Business intelligence (BI) describes the broader technologies, applications, and practices that are used to collect, analyze, and present business information.
Using BI analytics tools, companies can analyze data from multiple sources to identify trends, spot problems, and make better business decisions. You can also leverage BI to find ways to automate processes and improve customer service.
Also, BI tools offer a layer of security and privacy. You can store your data in the tool and have peace of mind knowing that your organization’s data is protected and any sensitive information is stored in compliance with data privacy laws and regulations.
Types of business intelligence
Just like business analytics, there are also different types of business intelligence that you’ll use depending on the insights and information you need, such as:
- Descriptive BI focuses on analyzing and summarizing past data to detect patterns and trends. It’s used to better understand the performance of an organization and its operations.
- Predictive BI uses historical data and statistical models to predict future outcomes and trends. It can accurately forecast customer demand and improve supply chain performance.
- Prescriptive BI uses advanced analytics and artificial intelligence (AI) to provide actionable insights and helps organizations make decisions faster and more accurately.
- Cognitive BI involves using artificial intelligence and natural language processing to analyze unstructured data such as text and images.
Examples of business intelligence
Imagine trying to present big, long columns of business data to a C-suite—it likely wouldn’t go well if you don’t have visuals to make more of an impact. The following business intelligence processes can show decision-makers what they need to see:
- Data visualization uses charts, graphs, and other visuals to illustrate complex data sets.
- Data mining, also called knowledge discovery in data (KDD), is the process of searching and sorting through large amounts of data to find specific information.
- Dashboards are populated with real-time data, enabling users to access the most pertinent data and metrics quickly.
- Automated reporting generates and distributes reports automatically based on business data without further analysis.
- Natural language processing interprets and analyzes human language, for example, in customer reviews or feedback surveys.
- Machine learning (ML) uses algorithms to analyze lots of data and helps highlight any correlations or insights into business problems.
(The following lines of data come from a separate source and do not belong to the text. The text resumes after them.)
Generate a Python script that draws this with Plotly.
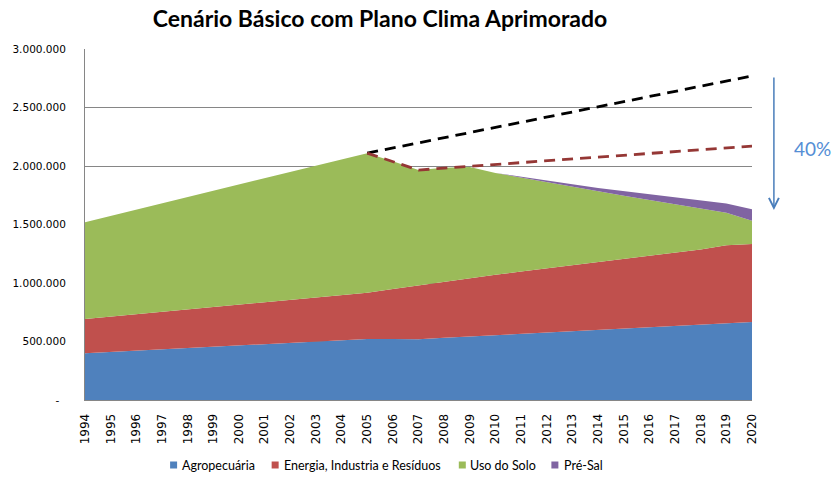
import plotly.graph_objects as go

# ---------------- data ----------------
years = list(range(1994, 2021))
year_labels = [str(y) for y in years]

agropecuaria = [400000, 411000, 422000, 433000, 444000, 455000, 466000, 477000, 488000,
                499000, 510000, 521000, 521000, 520000, 531000, 542000, 553000, 565000,
                576000, 587000, 599000, 610000, 622000, 633000, 644000, 656000, 667000]
energia = [292000, 301000, 311000, 320000, 330000, 339000, 349000, 358000, 368000,
           377000, 387000, 396000, 427000, 460000, 481000, 500000, 517000, 533000,
           549000, 565000, 581000, 597000, 612000, 627000, 643000, 666000, 666000]
uso_solo = [828000, 862000, 894000, 928000, 960000, 994000, 1027000, 1060000, 1093000,
            1126000, 1159000, 1193000, 1092000, 985000, 973000, 950000, 870000, 802000,
            735000, 668000, 600000, 538000, 476000, 412000, 349000, 278000, 199000]
pre_sal = [0, 0, 0, 0, 0, 0, 0, 0, 0, 0, 0, 0, 0, 0, 0, 0,
           0, 10000, 18000, 25000, 32000, 40000, 48000, 58000, 68000, 80000, 98000]

# dashed reference lines (2005-2020)
linha_base = [None] * 11 + [2110000, 2154000, 2198000, 2242000, 2286000, 2330000, 2374000,
                            2418000, 2462000, 2506000, 2550000, 2594000, 2638000, 2682000,
                            2726000, 2770000]
linha_plano = [None] * 11 + [2110000, 2040000, 1965000, 1982000, 1998000, 2015000, 2031000,
                             2047000, 2063000, 2080000, 2096000, 2112000, 2128000, 2144000,
                             2160000, 2170000]

series_names = ["Agropecuária", "Energia, Industria e Resíduos", "Uso do Solo", "Pré-Sal"]
series_colors = ["#4F81BD", "#C0504D", "#9BBB59", "#8064A2"]
series_values = [agropecuaria, energia, uso_solo, pre_sal]

y_tick_values = [0, 500000, 1000000, 1500000, 2000000, 2500000, 3000000]
y_tick_labels = ["-\u00a0\u00a0", "500.000", "1.000.000", "1.500.000", "2.000.000", "2.500.000", "3.000.000"]

title_text = "Cenário Básico com Plano Clima Aprimorado"
reduction_label = "40%"
arrow_top_value = 2770000
arrow_tip_value = 1624000

# ---------------- figure ----------------
fig = go.Figure()

for name, color, vals in zip(series_names, series_colors, series_values):
    fig.add_trace(go.Scatter(
        x=years, y=vals, name=name, mode="lines",
        stackgroup="one", line=dict(width=0, color=color),
        fillcolor=color, showlegend=False, hoverinfo="x+y+name"))

fig.add_trace(go.Scatter(
    x=years, y=linha_base, mode="lines", showlegend=False,
    line=dict(color="#000000", width=2.8, dash="11px,7px"), connectgaps=False))
fig.add_trace(go.Scatter(
    x=years, y=linha_plano, mode="lines", showlegend=False,
    line=dict(color="#953735", width=2.8, dash="11px,7px"), connectgaps=False))

L, R, T, B = 82, 82, 49, 79
W, H = 834, 479
plot_w = W - L - R
plot_h = H - T - B

annotations = []
shapes = []

# reduction arrow and label
arrow_x = (774 - L) / plot_w
annotations.append(dict(
    x=arrow_x, y=arrow_tip_value, xref="x domain", yref="y",
    ax=arrow_x, ay=arrow_top_value, axref="x domain", ayref="y",
    text="", showarrow=True, arrowhead=5, arrowsize=1.3, arrowwidth=1.5,
    arrowcolor="#4A7EBB", standoff=0, startstandoff=0))
annotations.append(dict(
    x=(792 - L) / plot_w, y=(400 - 148) / 117 * 1e6, xref="x domain", yref="y",
    text=reduction_label, showarrow=False, xanchor="left", yanchor="middle",
    font=dict(family="Lato", size=19, color="#558ED5")))

# manual legend
legend_sq_x = [171, 273, 461, 554]
legend_txt_x = [177, 280, 467, 561]
legend_y = -(465 - (H - B)) / plot_h
for name, color, sx, tx in zip(series_names, series_colors, legend_sq_x, legend_txt_x):
    shapes.append(dict(
        type="rect", xref="paper", yref="paper",
        xsizemode="pixel", ysizemode="pixel",
        xanchor=(sx - L) / plot_w, yanchor=legend_y,
        x0=-3.5, x1=3.5, y0=-3.5, y1=3.5,
        fillcolor=color, line=dict(width=0)))
    annotations.append(dict(
        x=(tx - L) / plot_w, y=legend_y, xref="paper", yref="paper",
        text=name, showarrow=False, xanchor="left", yanchor="middle",
        font=dict(family="Lato", size=12.5, color="#000000")))

fig.update_layout(
    width=W, height=H,
    margin=dict(l=L, r=R, t=T, b=B, pad=0),
    paper_bgcolor="white", plot_bgcolor="white",
    title=dict(text="<b>" + title_text + "</b>", x=380 / W, xanchor="center",
               xref="container", y=1 - 19 / H, yanchor="middle", yref="container",
               font=dict(family="Lato", size=23, color="#000000")),
    showlegend=False,
    annotations=annotations,
    shapes=shapes,
    xaxis=dict(
        range=[1994, 2020], tickmode="array", tickvals=years, ticktext=year_labels,
        tickangle=-90, showgrid=False, zeroline=False,
        showline=True, linecolor="#868686", linewidth=1,
        ticks="", ticklabelstandoff=8,
        tickfont=dict(family="DejaVu Sans", size=12, color="#000000")),
    yaxis=dict(
        range=[0, 3000000], tickmode="array", tickvals=y_tick_values, ticktext=y_tick_labels,
        showgrid=True, gridcolor="#868686", gridwidth=1, zeroline=False,
        showline=True, linecolor="#868686", linewidth=1,
        ticks="", ticklabelstandoff=16,
        tickfont=dict(family="DejaVu Sans", size=10.5, color="#000000")),
)

fig.write_html(
    "out.html",
    config={"displayModeBar": False},
    post_script="document.body.style.margin='0';document.body.style.padding='0';"
                "document.body.style.overflow='hidden';")
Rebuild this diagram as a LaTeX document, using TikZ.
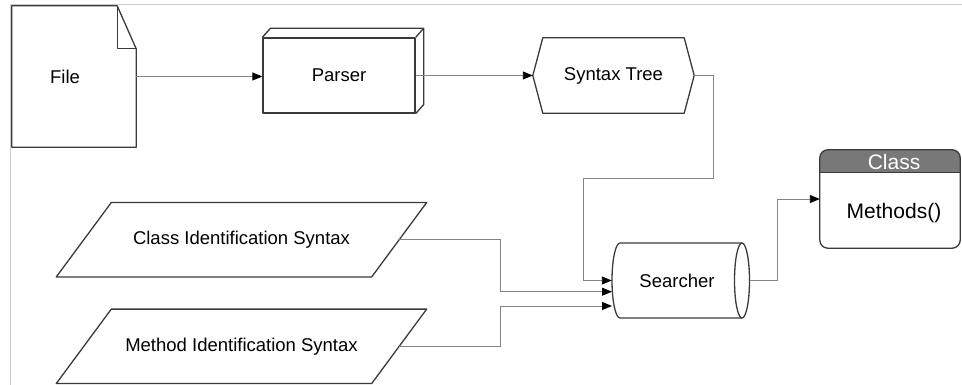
\documentclass[tikz,border=0pt]{standalone}
\usepackage{fontspec}
\setmainfont{Liberation Sans}
\usetikzlibrary{arrows.meta}
\definecolor{outline}{HTML}{3A3A3A}
\definecolor{wire}{HTML}{858585}
\definecolor{frame}{HTML}{CCCCCC}
\definecolor{header}{HTML}{787878}
\tikzset{
  shapeline/.style={draw=outline, line width=1.3pt, line join=round},
  holder/.style={draw=none, inner sep=0pt, font=\fontsize{18.5}{21}\selectfont},
  conn/.style={draw=wire, line width=0.9pt,
    -{Triangle[length=10pt,width=8pt,color=black]}},
}
\begin{document}
\begin{tikzpicture}[x=1pt,y=-1pt]
\useasboundingbox (0,0) rectangle (962,385);

% page frame
\draw[frame, line width=1pt] (962,4.5) -- (10.5,4.5) -- (10.5,385);

% --- File (document with folded corner)
\node[holder, minimum width=124pt, minimum height=141pt] (file) at (74,76.5) {};
\draw[shapeline] (file.north west) -- ([xshift=-19pt]file.north east)
  -- ([yshift=-43pt]file.north east) -- (file.south east) -- (file.south west) -- cycle;
\draw[shapeline] ([xshift=-19pt]file.north east) |- ([yshift=-43pt]file.north east);
\node[holder] (filetext) at (65,77) {File};

% --- Parser (3D box)
\node[holder, shapeline, minimum width=152pt, minimum height=75pt] (parser) at (339,75.5) {Parser};
\draw[shapeline] (parser.north west) -- ([shift={(8pt,9pt)}]parser.north west)
  -- ([shift={(8pt,9pt)}]parser.north east) -- ([shift={(8pt,9pt)}]parser.south east)
  -- (parser.south east);
\draw[shapeline] ([shift={(8pt,9pt)}]parser.north east) -- (parser.north east);

% --- Syntax Tree (hexagon)
\node[holder, minimum width=161pt, minimum height=75pt] (tree) at (613.5,75.5) {Syntax Tree};
\draw[shapeline] (tree.west) -- ([xshift=10pt]tree.north west) -- ([xshift=-10pt]tree.north east)
  -- (tree.east) -- ([xshift=-10pt]tree.south east) -- ([xshift=10pt]tree.south west) -- cycle;

% --- Identification syntax inputs (parallelograms)
\node[holder, minimum width=315pt, minimum height=74pt] (cis) at (241.5,239.7) {Class Identification Syntax};
\draw[shapeline] ([xshift=27.5pt]cis.north west) -- ([xshift=27.5pt]cis.north east)
  -- ([xshift=-27.5pt]cis.south east) -- ([xshift=-27.5pt]cis.south west) -- cycle;
\node[holder, minimum width=315pt, minimum height=74pt] (mis) at (241.5,346.3) {Method Identification Syntax};
\draw[shapeline] ([xshift=27.5pt]mis.north west) -- ([xshift=27.5pt]mis.north east)
  -- ([xshift=-27.5pt]mis.south east) -- ([xshift=-27.5pt]mis.south west) -- cycle;

% --- Searcher (horizontal cylinder)
\node[holder, minimum width=137.5pt, minimum height=75pt] (search) at (680.75,280.5) {};
\node[holder] (searchtext) at (677,280.5) {Searcher};
\draw[shapeline] (742,243) -- (620,243)
  .. controls (615.6,243) and (612,259.8) .. (612,280.5)
  .. controls (612,301.2) and (615.6,318) .. (620,318) -- (742,318);
\draw[shapeline] (742,280.5) ellipse [x radius=7.5pt, y radius=37.5pt];

% --- Class (rounded box with header)
\node[holder, minimum width=140pt, minimum height=98pt] (cls) at (890,199) {};
\begin{scope}
  \clip (cls.north west) rectangle ([yshift=-23pt]cls.north east);
  \fill[header, rounded corners=8pt] (cls.north west) rectangle (cls.south east);
\end{scope}
\draw[shapeline, rounded corners=8pt] (cls.north west) rectangle (cls.south east);
\draw[shapeline] ([yshift=-23pt]cls.north west) -- ([yshift=-23pt]cls.north east);
\node[holder, text=white, font=\fontsize{21}{24}\selectfont] (clsname) at (894,161.5) {Class};
\node[holder, font=\fontsize{21}{24}\selectfont] (clsmeth) at (894,213) {Methods()};

% --- connectors
\coordinate (j1) at (713,178);
\coordinate (j2) at (583,178);
\coordinate (c1) at (500,239.7);
\coordinate (c2) at (500,346.3);
\coordinate (s1) at (612,291.7);
\coordinate (s2) at (612,306);
\coordinate (k1) at (777,280.5);

\draw[conn] (file.east) -- (file.east -| parser.west);
\draw[conn] (parser.east) -- (tree.west);
\draw[conn] (tree.east) -| (j1) -- (j2) |- (search.west);
\draw[conn] (cis.east) -- (c1) |- (s1);
\draw[conn] (mis.east) -- (c2) |- (s2);
\draw[conn] (search.east) -- (k1) |- (cls.west);
\end{tikzpicture}
\end{document}
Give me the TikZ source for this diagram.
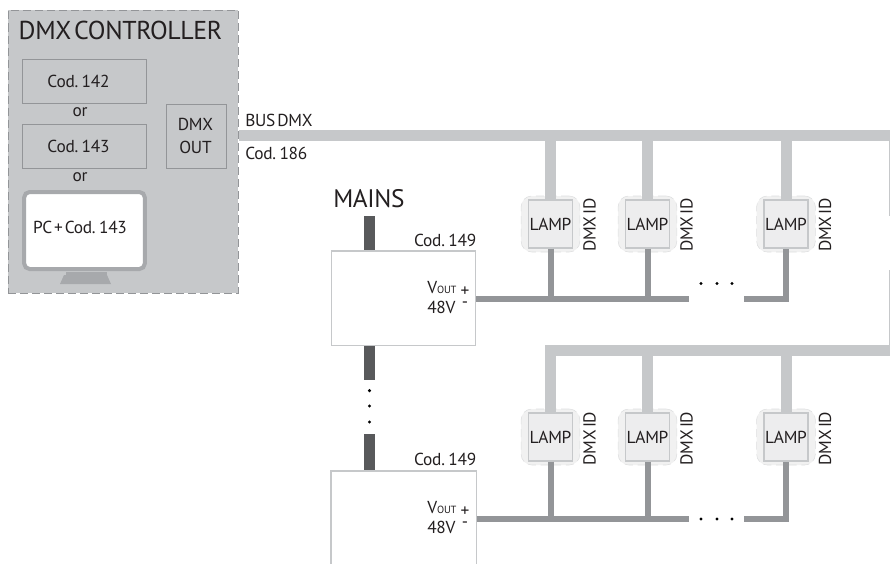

Business analytics vs. business intelligence
Business analytics is focused on optimizing processes, while business intelligence is focused on interpreting data. But BA and BI both aim to improve business performance by using the insights gained from data analysis.
Business analytics uses statistical analysis to uncover patterns within data sets, like trends or correlations. You might find that your marketing team is spending a lot of money and time on paid search ads when content is bringing in the most well-qualified leads.
A business analyst looks at the data to find these insights, which help them identify opportunities for improvement and make predictions about future results. For example, if marketing continued to spend too much on paid search, the department would lose ROI, and it could affect its budget in the future.
But how do you let people know that trend is happening? That’s where business intelligence comes in. BI uses the findings from business analytics to provide insights into your data by using reporting tools and dashboards.
Choosing between business analytics and business intelligence
If you’re unsure which one to use, consider your current resources and needs. Do you have time to sift through and analyze complex data independently, or do you need tools to help you quickly identify patterns and trends and predict future outcomes? Or do you need tools to help you collect, interpret, and present current business data?
Odds are, you need both. BA is a subset of BI, so they work hand-in-hand. For example, you could use them to identify trends in customer behavior, then use that information to predict your customers’ future needs and develop strategies to meet them.